** Data for the task **

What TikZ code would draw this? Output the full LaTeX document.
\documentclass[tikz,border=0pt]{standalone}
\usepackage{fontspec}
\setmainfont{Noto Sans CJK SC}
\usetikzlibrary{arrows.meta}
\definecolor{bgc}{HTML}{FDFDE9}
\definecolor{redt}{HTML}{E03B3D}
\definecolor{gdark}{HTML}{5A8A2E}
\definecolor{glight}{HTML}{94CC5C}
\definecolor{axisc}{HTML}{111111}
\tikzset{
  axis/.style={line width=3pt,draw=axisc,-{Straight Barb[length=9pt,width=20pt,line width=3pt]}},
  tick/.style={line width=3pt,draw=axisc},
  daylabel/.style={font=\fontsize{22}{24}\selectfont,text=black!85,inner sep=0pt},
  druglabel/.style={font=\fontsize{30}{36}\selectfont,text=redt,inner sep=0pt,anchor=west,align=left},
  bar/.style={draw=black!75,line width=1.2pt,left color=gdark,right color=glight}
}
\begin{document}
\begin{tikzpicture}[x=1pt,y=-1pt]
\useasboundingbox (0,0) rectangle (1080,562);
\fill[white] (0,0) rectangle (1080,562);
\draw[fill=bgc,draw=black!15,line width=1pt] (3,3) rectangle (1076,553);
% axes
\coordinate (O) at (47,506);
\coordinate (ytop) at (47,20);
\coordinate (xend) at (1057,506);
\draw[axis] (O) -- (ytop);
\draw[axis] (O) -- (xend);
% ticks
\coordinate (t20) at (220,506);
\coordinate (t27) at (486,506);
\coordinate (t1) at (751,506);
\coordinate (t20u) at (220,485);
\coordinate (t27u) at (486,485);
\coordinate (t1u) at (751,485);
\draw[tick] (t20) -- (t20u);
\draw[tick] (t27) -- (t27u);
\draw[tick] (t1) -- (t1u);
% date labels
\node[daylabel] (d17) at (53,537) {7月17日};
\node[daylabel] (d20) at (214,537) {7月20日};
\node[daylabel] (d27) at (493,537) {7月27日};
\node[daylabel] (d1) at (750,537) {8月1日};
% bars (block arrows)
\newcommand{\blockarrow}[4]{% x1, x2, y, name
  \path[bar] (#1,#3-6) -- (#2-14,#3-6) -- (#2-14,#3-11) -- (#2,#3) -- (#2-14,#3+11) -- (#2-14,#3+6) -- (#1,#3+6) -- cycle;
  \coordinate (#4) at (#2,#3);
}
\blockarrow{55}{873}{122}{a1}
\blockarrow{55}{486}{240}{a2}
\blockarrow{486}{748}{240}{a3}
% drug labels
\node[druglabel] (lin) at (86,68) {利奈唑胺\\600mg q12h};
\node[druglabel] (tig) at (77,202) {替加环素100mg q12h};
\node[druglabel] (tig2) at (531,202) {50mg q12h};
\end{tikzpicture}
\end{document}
...
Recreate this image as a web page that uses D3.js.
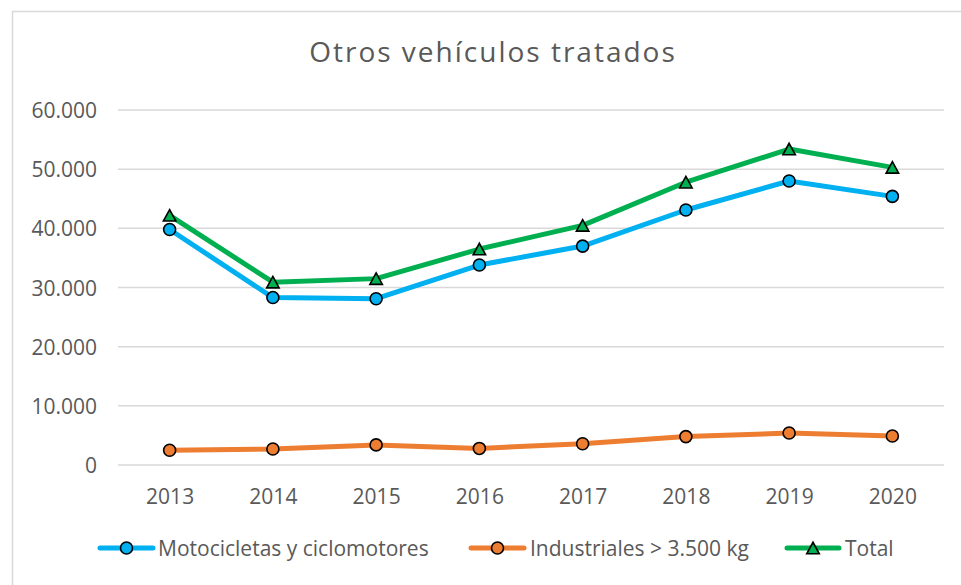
---
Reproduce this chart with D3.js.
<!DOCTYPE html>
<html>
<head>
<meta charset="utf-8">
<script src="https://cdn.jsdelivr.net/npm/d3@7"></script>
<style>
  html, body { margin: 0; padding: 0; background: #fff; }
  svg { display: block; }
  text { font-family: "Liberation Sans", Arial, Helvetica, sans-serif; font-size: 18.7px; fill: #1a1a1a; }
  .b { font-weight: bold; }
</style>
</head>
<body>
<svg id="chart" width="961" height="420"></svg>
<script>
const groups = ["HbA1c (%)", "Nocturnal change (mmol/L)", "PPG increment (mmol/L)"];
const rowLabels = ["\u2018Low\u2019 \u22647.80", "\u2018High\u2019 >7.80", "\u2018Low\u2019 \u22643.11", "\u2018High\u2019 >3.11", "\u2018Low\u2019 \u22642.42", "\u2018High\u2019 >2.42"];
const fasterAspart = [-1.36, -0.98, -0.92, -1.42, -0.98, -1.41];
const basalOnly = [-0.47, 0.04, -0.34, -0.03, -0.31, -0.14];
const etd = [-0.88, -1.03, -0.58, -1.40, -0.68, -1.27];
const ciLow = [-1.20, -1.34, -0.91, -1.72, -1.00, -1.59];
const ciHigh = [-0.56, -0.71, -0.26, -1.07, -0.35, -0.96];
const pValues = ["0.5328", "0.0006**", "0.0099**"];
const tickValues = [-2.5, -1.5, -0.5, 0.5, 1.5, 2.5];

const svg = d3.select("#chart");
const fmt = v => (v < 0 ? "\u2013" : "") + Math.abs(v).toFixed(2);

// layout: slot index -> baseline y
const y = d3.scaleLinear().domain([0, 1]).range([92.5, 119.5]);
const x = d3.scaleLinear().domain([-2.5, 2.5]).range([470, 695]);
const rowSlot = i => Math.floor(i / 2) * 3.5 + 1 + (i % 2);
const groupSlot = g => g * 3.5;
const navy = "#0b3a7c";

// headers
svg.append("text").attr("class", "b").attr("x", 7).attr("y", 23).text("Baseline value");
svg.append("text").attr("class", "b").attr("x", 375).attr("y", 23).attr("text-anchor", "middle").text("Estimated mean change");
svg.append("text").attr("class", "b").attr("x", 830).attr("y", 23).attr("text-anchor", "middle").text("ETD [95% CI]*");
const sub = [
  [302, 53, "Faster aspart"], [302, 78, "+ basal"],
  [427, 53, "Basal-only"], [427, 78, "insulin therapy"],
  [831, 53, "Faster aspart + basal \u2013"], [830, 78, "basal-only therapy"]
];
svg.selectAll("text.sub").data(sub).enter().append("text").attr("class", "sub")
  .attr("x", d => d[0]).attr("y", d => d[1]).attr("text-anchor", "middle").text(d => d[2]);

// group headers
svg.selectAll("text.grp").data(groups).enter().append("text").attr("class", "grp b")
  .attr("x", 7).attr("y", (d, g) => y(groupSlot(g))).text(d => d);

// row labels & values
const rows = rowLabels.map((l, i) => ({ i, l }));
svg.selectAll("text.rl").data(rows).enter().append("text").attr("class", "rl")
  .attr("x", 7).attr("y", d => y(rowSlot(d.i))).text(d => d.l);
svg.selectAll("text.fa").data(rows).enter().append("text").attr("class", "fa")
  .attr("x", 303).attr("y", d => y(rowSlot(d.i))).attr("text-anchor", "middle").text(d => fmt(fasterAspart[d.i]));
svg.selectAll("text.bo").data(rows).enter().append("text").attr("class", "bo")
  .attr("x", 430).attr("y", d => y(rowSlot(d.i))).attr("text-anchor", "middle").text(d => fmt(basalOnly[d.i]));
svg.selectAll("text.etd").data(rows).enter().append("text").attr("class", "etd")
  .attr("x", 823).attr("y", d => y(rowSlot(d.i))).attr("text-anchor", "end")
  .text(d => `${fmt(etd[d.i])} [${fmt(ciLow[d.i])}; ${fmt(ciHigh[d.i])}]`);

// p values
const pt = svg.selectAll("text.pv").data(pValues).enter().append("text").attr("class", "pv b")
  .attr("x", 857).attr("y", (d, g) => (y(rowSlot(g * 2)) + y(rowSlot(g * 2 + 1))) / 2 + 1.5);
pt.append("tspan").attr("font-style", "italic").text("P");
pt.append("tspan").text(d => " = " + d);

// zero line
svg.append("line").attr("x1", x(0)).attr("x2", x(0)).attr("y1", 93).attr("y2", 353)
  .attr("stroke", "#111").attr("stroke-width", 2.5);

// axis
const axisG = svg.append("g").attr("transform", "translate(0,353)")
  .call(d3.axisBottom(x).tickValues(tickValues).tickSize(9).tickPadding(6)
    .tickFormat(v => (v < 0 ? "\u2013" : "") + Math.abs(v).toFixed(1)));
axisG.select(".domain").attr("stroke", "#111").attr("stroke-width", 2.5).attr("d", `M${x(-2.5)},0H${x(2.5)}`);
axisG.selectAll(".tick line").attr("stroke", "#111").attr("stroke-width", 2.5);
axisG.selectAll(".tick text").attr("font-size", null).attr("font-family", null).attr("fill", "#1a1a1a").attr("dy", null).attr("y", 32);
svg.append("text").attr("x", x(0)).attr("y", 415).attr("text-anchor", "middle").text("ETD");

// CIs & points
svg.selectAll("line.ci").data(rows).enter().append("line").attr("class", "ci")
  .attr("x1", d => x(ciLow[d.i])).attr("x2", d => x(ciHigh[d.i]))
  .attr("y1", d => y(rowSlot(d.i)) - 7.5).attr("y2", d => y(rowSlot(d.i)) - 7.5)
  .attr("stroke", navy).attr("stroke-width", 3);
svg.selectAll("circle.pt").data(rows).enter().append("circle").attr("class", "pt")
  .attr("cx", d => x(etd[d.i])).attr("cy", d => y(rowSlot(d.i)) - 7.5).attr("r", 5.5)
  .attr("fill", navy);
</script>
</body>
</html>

** Stated problem **
Set down, exactly and alone, the run of lines from the line that has "Reproduce this chart with D3.js." to the line that has "const fmt = v".

** Finished exercise **
Reproduce this chart with D3.js.
<!DOCTYPE html>
<html>
<head>
<meta charset="utf-8">
<script src="https://cdn.jsdelivr.net/npm/d3@7"></script>
<style>
  html, body { margin: 0; padding: 0; background: #fff; }
  svg { display: block; }
  text { font-family: "Liberation Sans", Arial, Helvetica, sans-serif; font-size: 18.7px; fill: #1a1a1a; }
  .b { font-weight: bold; }
</style>
</head>
<body>
<svg id="chart" width="961" height="420"></svg>
<script>
const groups = ["HbA1c (%)", "Nocturnal change (mmol/L)", "PPG increment (mmol/L)"];
const rowLabels = ["\u2018Low\u2019 \u22647.80", "\u2018High\u2019 >7.80", "\u2018Low\u2019 \u22643.11", "\u2018High\u2019 >3.11", "\u2018Low\u2019 \u22642.42", "\u2018High\u2019 >2.42"];
const fasterAspart = [-1.36, -0.98, -0.92, -1.42, -0.98, -1.41];
const basalOnly = [-0.47, 0.04, -0.34, -0.03, -0.31, -0.14];
const etd = [-0.88, -1.03, -0.58, -1.40, -0.68, -1.27];
const ciLow = [-1.20, -1.34, -0.91, -1.72, -1.00, -1.59];
const ciHigh = [-0.56, -0.71, -0.26, -1.07, -0.35, -0.96];
const pValues = ["0.5328", "0.0006**", "0.0099**"];
const tickValues = [-2.5, -1.5, -0.5, 0.5, 1.5, 2.5];

const svg = d3.select("#chart");
const fmt = v => (v < 0 ? "\u2013" : "") + Math.abs(v).toFixed(2);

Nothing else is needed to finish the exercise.